Barristers take part in industrial action: causes, context and the crisis in our criminal courts

by Laurene Veale

Criminal defence barristers are currently participating in industrial action for improved working conditions and an increase in pay in legally aided cases. This is the second time in history that UK barristers take part in industrial action, the first time being a one-day walk-out in 2014 over legal aid cuts. Here are some key facts relating to this historic action.

The background

In June of this year, 81.5% of members of the Criminal Bar Association (CBA) voted in favour of industrial action, which started on 27 June. A previous ballot earlier this year had seen 94% of members vote in favour of a “no returns” action, where barristers refuse to take on the case of another barrister who has become unavailable.

Criminal barristers are asking for an immediate increase of 25% in their fees in the Crown Court, payment for all written work (currently unpaid), and an independent pay review body to adjust fees periodically, among other things. Their demands do not cover Magistrates’ court work.

An independent review of criminal legal aid commissioned by the Government in 2021 recommended an increase of funding for criminal legal aid of “at least 15% above present levels”, “as soon as practicable”, with “no scope for further delay”. It concluded that this was “the minimum necessary as the first step in nursing the system of criminal legal aid back to health after years of neglect”.

The Bar has seen the number of barristers specialising in criminal law decrease year on year because of low pay and difficult working conditions. According to the CBA, the number of barristers specialising in criminal law has shrunk by 25% in the last 5 years, and the speed at which criminal barristers leave legally aided work has increased in the last year. A Bar Council survey in October 2021 found that 25% of barristers at the criminal Bar intend on leaving.

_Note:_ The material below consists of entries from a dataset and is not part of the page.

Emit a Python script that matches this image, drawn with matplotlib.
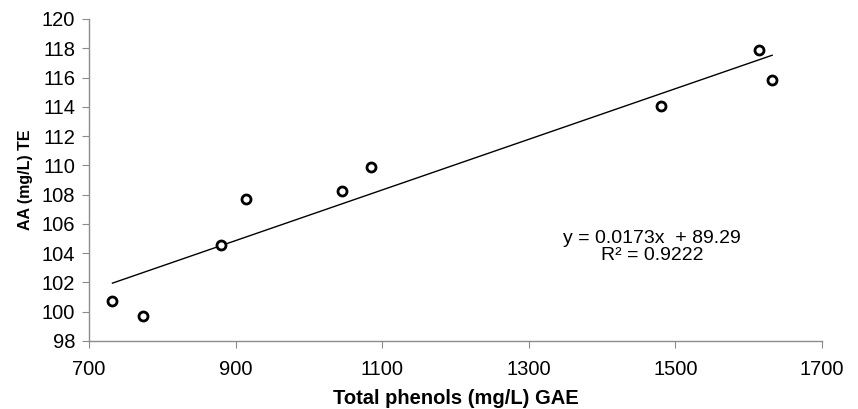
import matplotlib
matplotlib.use("Agg")
import matplotlib.pyplot as plt
import numpy as np

plt.rcParams['font.family'] = ['Liberation Sans Narrow', 'Liberation Sans', 'DejaVu Sans']

# data
phenols = [732, 773, 880, 914, 1045, 1085, 1481, 1614, 1632]
aa_te = [100.75, 99.7, 104.55, 107.7, 108.25, 109.9, 114.05, 117.85, 115.85]

slope = 0.0173
intercept = 89.29
r2 = 0.9222

x_ticks = [700, 900, 1100, 1300, 1500, 1700]
y_ticks = list(range(98, 121, 2))

fig = plt.figure(figsize=(8.58, 4.09), dpi=100)
ax = fig.add_axes([89 / 858, 1 - 341 / 409, (822 - 89) / 858, (341 - 19) / 409])

# trendline over the data range
xs = np.array([min(phenols), max(phenols)])
ax.plot(xs, slope * xs + intercept, color='black', lw=1.0)

ax.plot(phenols, aa_te, linestyle='none', marker='o', markersize=6.5,
        markerfacecolor='white', markeredgecolor='black', markeredgewidth=2.0)

ax.set_xlim(700, 1700)
ax.set_ylim(98, 120)
ax.set_xticks(x_ticks)
ax.set_yticks(y_ticks)

for s in ['top', 'right']:
    ax.spines[s].set_visible(False)
for s in ['left', 'bottom']:
    ax.spines[s].set_color('#8c8c8c')
    ax.spines[s].set_linewidth(1.0)
ax.tick_params(direction='out', length=5, color='#8c8c8c', labelsize=14.5,
               labelcolor='black')
ax.tick_params(axis='x', pad=9)
ax.tick_params(axis='y', pad=5)

ax.set_xlabel('Total phenols (mg/L) GAE', fontsize=14.5, fontweight='bold', labelpad=7)
ax.set_ylabel('AA (mg/L) TE', fontsize=11.5, fontweight='bold', labelpad=6)

ax.text(1468, 104.4, 'y = 0.0173x  + 89.29\nR\u00b2 = 0.9222',
        ha='center', va='center', fontsize=14, linespacing=1.0)

fig.savefig('out.png', dpi=100)
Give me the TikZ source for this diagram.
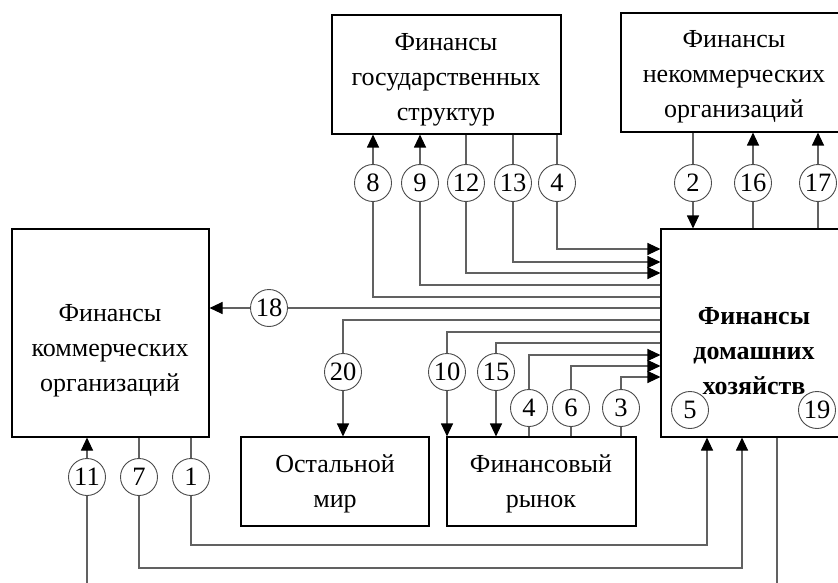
\documentclass[tikz,border=0pt]{standalone}
\usepackage{fontspec}
\setmainfont{Liberation Serif}
\newfontfamily\tnr{Liberation Serif}
\usetikzlibrary{arrows.meta,calc}
\begin{document}
\begin{tikzpicture}[x=1pt,y=-1pt,
  boxn/.style={draw=black,line width=1.1pt,inner sep=0pt},
  lbl/.style={align=center,font=\tnr\fontsize{26}{35}\selectfont,inner sep=0pt},
  num/.style={circle,draw=black!70,line width=0.9pt,minimum size=37pt,inner sep=0pt,font=\tnr\fontsize{26.5}{26.5}\selectfont,fill=white},
  con/.style={draw=black!62,line width=1.1pt},
  arr/.style={con,-{Triangle[length=13pt,width=12pt,color=black]}}]
\useasboundingbox (0,0) rectangle (838,583);
\clip (0,0) rectangle (838,583);
% boxes
\node[boxn,minimum width=229pt,minimum height=119pt] (gov) at (446.5,74.5) {};
\node[boxn,minimum width=226pt,minimum height=119pt] (npo) at (734,72.5) {};
\node[boxn,minimum width=186pt,minimum height=208pt] (hh) at (754,333) {};
\node[boxn,minimum width=197pt,minimum height=208pt] (com) at (110.5,333) {};
\node[boxn,minimum width=188pt,minimum height=89pt] (rest) at (335,481.5) {};
\node[boxn,minimum width=189pt,minimum height=89pt] (mkt) at (541.5,481.5) {};
% texts
\node[lbl] (govT) at (446,80) {Финансы\\государственных\\структур};
\node[lbl] (npoT) at (734,77) {Финансы\\некоммерческих\\организаций};
\node[lbl] (comT) at (110,351) {Финансы\\коммерческих\\организаций};
\node[lbl,font=\tnr\fontsize{26}{35}\selectfont\bfseries] (hhT) at (754,351) {Финансы\\домашних\\хозяйств};
\node[lbl] (restT) at (335,484) {Остальной\\мир};
\node[lbl] (mktT) at (541,484) {Финансовый\\рынок};
% circles
\node[num] (g8) at (373,183) {8};
\node[num] (g9) at (420,183) {9};
\node[num] (g12) at (466,183) {12};
\node[num] (g13) at (513,183) {13};
\node[num] (g4) at (557,183) {4};
\node[num] (n2) at (693,183) {2};
\node[num] (n16) at (753,183) {16};
\node[num] (n17) at (818,183) {17};
\node[num] (c18) at (269,308) {18};
\node[num] (c20) at (343,372) {20};
\node[num] (c10) at (447,372) {10};
\node[num] (c15) at (496,372) {15};
\node[num] (m4) at (529,408) {4};
\node[num] (m6) at (571,408) {6};
\node[num] (m3) at (621,408) {3};
\node[num] (h5) at (690,410) {5};
\node[num] (h19) at (817,410) {19};
\node[num] (c11) at (87,477) {11};
\node[num] (c7) at (139,477) {7};
\node[num] (c1) at (191,477) {1};
% levels
\coordinate (Lg4) at (0,249);
\coordinate (L13) at (0,262);
\coordinate (L12) at (0,273);
\coordinate (L9) at (0,285);
\coordinate (L8) at (0,297);
\coordinate (L18) at (0,308);
\coordinate (L20) at (0,320);
\coordinate (L10) at (0,332);
\coordinate (L15) at (0,343);
\coordinate (Lm4) at (0,355);
\coordinate (L6) at (0,366);
\coordinate (L3) at (0,377);
\coordinate (X1) at (707,545);
\coordinate (X7) at (742,568);
\coordinate (Bot) at (0,590);
\coordinate (X19) at (777,590);
% government links
\draw[arr] (g8) -- (gov.south -| g8);
\draw[con] (hh.west |- L8) -| (g8);
\draw[arr] (g9) -- (gov.south -| g9);
\draw[con] (hh.west |- L9) -| (g9);
\draw[con] (gov.south -| g12) -- (g12);
\draw[arr] (g12) |- (hh.west |- L12);
\draw[con] (gov.south -| g13) -- (g13);
\draw[arr] (g13) |- (hh.west |- L13);
\draw[con] (gov.south -| g4) -- (g4);
\draw[arr] (g4) |- (hh.west |- Lg4);
% non-profit links
\draw[con] (npo.south -| n2) -- (n2);
\draw[arr] (n2) -- (hh.north -| n2);
\draw[con] (hh.north -| n16) -- (n16);
\draw[arr] (n16) -- (npo.south -| n16);
\draw[con] (hh.north -| n17) -- (n17);
\draw[arr] (n17) -- (npo.south -| n17);
% commercial
\draw[con] (hh.west |- L18) -- (c18);
\draw[arr] (c18) -- (com.east |- L18);
% rest of world
\draw[con] (hh.west |- L20) -| (c20);
\draw[arr] (c20) -- (rest.north -| c20);
% market
\draw[con] (hh.west |- L10) -| (c10);
\draw[arr] (c10) -- (mkt.north -| c10);
\draw[con] (hh.west |- L15) -| (c15);
\draw[arr] (c15) -- (mkt.north -| c15);
\draw[con] (mkt.north -| m4) -- (m4);
\draw[arr] (m4) |- (hh.west |- Lm4);
\draw[con] (mkt.north -| m6) -- (m6);
\draw[arr] (m6) |- (hh.west |- L6);
\draw[con] (mkt.north -| m3) -- (m3);
\draw[arr] (m3) |- (hh.west |- L3);
% bottom
\draw[con] (c11 |- Bot) -- (c11);
\draw[arr] (c11) -- (com.south -| c11);
\draw[con] (com.south -| c7) -- (c7);
\draw[arr] (c7) |- (X7) -- (hh.south -| X7);
\draw[con] (com.south -| c1) -- (c1);
\draw[arr] (c1) |- (X1) -- (hh.south -| X1);
\draw[con] (hh.south -| X19) -- (X19);
\end{tikzpicture}
\end{document}
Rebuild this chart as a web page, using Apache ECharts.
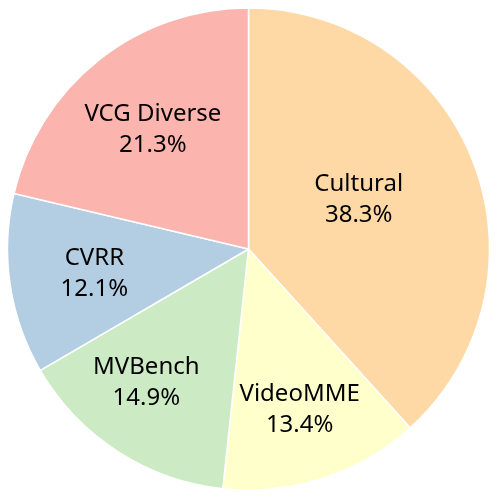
<!DOCTYPE html>
<html>
<head>
<meta charset="utf-8">
<script src="https://cdn.jsdelivr.net/npm/echarts@6/dist/echarts.min.js"></script>
<style>
    html, body { margin: 0; padding: 0; background: #fff; }
    #chart { width: 498px; height: 500px; }
</style>
</head>
<body>
<div id="chart"></div>
<script>
var names = ['Cultural', 'VideoMME', 'MVBench', 'CVRR', 'VCG Diverse'];
var shares = [38.3, 13.4, 14.9, 12.1, 21.3];

var colors = ['#fed9a6', '#ffffcc', '#ccebc5', '#b3cde3', '#fbb4ae'];
// nudge labels off the default inside position
var labelOffsets = [[-5, -5], [13, 43], [-35, 30], [-32, 6], [-19, -22]];

var chart = echarts.init(document.getElementById('chart'));

var items = [];
for (var i = 0; i < names.length; i++) {
    items.push({
        name: names[i],
        value: shares[i],
        itemStyle: { color: colors[i] },
        label: { offset: labelOffsets[i] }
    });
}

var option = {
    animation: false,
    series: [{
        type: 'pie',
        center: [248.5, 249],
        radius: 241,
        startAngle: 90,
        clockwise: true,
        itemStyle: {
            borderColor: '#fff',
            borderWidth: 1.5
        },
        label: {
            show: true,
            position: 'inside',
            color: '#000',
            fontFamily: 'Noto Sans',
            fontSize: 24,
            lineHeight: 31,
            formatter: function (p) {
                return p.name + '\n' + p.value.toFixed(1) + '%';
            }
        },
        labelLine: { show: false },
        emphasis: { disabled: true },
        data: items
    }]
};

chart.setOption(option);
</script>
</body>
</html>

A loss of junior barristers specialising in criminal law not only exacerbates the difficulties of the criminal justice process but may also affect in the long term the number of judges with experience at the criminal Bar. This kind of experience among judges contributes to the excellent reputation of our judiciary globally.

A threat to diversity

Low pay and long hours at the criminal Bar impedes the diversity of this section of our profession. Low pay disproportionally affects women, people with disabilities and racialised people, who are more likely to have to cope with additional demands on their time and income, such as debt, dependants, unpaid domestic work and limitations on their ability to work long hours.

The fact that specialising in criminal law presents increasingly unattractive financial prospects also affects the socio-economic diversity of the criminal Bar, as those barristers without savings or a financial support network have less resilience to cope with the very low income expected in the first few years of practice. The CBA reports that in their first 3 years of practice, criminal barristers earn a median income of £12,200, significantly less than minimum wage. The pandemic further reduced the income of many criminal barristers due to loss of work, which was not compensated by the Government.

The Government initially stated that it could not apply a retrospective increase in fees but after a pre-action letter by the CBA, it has conceded that a retrospective increase is legally possible.

The neglect of the criminal justice system has consequences for all.

There is a court backlog in the criminal justice system of approximately 60,000 cases. This means defendants can wait several years to have their trial heard. From October to December 2021, 280 trials were adjourned due to shortages of barristers. The crisis in the criminal justice system is unfair on all court users – from victims of crimes and those accused of crimes to barristers and court staff. A functioning criminal justice system is essential to a healthy democratic society.